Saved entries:
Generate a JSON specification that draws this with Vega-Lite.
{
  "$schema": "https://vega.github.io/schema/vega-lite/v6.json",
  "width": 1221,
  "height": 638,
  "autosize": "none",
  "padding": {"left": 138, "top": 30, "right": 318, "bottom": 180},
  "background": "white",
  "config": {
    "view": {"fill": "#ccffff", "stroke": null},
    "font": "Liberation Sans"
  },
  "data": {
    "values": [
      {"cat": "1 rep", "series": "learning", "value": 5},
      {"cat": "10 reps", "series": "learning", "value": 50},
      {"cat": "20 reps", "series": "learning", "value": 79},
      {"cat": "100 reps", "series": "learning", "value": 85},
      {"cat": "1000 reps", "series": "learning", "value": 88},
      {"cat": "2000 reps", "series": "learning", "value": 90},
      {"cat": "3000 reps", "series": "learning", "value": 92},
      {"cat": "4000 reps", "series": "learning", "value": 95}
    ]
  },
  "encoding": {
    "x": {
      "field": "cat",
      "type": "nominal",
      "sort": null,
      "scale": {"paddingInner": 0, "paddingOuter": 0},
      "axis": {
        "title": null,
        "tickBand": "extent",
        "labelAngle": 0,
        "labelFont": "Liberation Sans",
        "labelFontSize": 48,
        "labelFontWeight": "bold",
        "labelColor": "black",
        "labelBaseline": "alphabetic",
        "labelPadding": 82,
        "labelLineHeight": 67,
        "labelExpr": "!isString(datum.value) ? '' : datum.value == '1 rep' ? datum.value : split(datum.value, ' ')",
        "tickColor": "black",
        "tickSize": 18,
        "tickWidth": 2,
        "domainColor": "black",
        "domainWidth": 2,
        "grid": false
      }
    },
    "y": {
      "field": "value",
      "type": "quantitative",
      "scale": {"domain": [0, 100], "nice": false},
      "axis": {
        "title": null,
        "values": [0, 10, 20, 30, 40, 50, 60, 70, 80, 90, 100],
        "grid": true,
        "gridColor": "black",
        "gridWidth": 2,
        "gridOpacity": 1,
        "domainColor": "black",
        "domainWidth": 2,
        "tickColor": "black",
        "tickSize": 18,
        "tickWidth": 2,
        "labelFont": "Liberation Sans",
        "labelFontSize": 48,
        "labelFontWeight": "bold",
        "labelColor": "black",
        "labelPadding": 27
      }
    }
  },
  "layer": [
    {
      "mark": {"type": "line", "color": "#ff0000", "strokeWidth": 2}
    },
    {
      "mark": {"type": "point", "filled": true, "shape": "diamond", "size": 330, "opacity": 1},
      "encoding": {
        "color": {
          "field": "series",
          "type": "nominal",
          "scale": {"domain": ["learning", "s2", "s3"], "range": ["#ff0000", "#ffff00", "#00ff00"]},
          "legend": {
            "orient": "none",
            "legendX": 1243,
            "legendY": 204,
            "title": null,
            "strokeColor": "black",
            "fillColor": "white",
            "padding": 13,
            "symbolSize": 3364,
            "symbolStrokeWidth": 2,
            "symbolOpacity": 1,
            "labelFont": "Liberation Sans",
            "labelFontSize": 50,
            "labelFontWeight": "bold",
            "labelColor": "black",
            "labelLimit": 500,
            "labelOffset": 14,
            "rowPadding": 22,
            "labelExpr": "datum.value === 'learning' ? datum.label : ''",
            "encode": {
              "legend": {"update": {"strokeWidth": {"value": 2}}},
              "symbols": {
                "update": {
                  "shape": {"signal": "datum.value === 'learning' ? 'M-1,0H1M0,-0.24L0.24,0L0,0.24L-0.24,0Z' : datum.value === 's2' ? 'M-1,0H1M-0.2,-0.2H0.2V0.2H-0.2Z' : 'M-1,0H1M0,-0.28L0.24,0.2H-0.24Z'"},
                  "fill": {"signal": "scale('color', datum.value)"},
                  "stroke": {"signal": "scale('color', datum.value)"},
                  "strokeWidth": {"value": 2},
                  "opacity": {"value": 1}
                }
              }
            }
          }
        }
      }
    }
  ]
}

--

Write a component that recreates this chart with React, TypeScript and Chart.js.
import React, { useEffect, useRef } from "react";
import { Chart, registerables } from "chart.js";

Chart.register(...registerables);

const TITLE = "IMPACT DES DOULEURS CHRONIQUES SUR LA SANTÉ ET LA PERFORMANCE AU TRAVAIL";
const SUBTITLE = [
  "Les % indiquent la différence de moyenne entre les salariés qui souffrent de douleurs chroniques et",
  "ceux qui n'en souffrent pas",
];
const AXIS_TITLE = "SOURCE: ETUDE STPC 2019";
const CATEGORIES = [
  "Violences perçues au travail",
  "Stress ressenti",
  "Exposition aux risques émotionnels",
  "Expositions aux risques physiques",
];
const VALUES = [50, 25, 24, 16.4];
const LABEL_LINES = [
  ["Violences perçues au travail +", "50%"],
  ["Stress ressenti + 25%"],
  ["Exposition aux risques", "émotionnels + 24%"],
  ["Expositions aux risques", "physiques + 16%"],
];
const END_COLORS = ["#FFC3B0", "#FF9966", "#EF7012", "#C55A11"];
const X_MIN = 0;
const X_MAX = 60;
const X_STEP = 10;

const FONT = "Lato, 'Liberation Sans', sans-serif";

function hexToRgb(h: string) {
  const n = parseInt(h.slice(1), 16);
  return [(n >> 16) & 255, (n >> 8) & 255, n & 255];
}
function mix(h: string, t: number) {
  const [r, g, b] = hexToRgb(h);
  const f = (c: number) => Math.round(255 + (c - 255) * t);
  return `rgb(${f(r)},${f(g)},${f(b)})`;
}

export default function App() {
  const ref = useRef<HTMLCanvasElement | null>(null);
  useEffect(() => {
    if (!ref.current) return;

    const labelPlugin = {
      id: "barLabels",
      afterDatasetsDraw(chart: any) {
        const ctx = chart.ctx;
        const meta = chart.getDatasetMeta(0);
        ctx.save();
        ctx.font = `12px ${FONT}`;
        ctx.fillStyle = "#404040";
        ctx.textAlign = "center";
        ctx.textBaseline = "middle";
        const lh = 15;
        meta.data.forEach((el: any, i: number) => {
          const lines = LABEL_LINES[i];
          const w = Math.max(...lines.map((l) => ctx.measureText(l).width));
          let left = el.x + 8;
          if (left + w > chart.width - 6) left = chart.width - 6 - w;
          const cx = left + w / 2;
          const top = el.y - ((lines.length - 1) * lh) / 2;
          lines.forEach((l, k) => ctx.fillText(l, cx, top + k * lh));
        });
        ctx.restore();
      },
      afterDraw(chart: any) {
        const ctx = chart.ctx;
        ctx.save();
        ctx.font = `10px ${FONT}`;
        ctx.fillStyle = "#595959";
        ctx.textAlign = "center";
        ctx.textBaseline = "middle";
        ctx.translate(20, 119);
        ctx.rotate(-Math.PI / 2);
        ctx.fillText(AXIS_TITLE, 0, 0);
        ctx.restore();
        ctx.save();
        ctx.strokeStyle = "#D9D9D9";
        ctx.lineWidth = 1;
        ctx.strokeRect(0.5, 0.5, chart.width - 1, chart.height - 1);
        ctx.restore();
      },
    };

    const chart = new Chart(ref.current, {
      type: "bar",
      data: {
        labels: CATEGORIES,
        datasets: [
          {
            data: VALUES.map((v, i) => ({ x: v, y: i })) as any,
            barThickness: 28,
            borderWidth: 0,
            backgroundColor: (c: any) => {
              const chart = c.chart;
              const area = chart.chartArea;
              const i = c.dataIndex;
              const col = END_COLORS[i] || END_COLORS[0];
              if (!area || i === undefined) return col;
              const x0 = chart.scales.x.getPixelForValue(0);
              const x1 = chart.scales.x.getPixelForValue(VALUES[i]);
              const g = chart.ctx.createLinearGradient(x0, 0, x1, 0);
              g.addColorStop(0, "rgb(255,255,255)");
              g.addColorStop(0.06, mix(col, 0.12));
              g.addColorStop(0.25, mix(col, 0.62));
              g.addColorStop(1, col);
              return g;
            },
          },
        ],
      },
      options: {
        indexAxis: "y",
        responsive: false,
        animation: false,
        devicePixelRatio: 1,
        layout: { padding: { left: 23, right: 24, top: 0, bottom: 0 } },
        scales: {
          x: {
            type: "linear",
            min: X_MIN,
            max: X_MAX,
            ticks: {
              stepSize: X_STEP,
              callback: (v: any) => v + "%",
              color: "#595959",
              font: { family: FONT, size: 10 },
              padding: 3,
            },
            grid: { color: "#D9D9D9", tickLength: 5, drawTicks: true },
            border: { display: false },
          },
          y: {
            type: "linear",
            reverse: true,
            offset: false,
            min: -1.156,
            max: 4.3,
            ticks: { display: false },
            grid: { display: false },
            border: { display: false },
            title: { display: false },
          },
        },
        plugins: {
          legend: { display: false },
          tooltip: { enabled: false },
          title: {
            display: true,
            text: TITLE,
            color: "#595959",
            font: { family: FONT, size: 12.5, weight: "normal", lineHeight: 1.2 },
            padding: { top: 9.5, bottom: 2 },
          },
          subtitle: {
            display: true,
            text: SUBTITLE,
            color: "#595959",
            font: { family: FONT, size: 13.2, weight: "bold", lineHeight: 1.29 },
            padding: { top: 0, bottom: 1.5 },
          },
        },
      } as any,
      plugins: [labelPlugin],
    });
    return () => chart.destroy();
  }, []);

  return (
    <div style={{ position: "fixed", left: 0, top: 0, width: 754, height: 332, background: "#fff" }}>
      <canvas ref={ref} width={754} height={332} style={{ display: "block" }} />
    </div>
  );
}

What needs to be done: Give again, word for word, only the lines running from the line with "Write a component" through the line with "Chart.register(...registerables);"; include both of those lines.

Task response:
Write a component that recreates this chart with React, TypeScript and Chart.js.
import React, { useEffect, useRef } from "react";
import { Chart, registerables } from "chart.js";

Chart.register(...registerables);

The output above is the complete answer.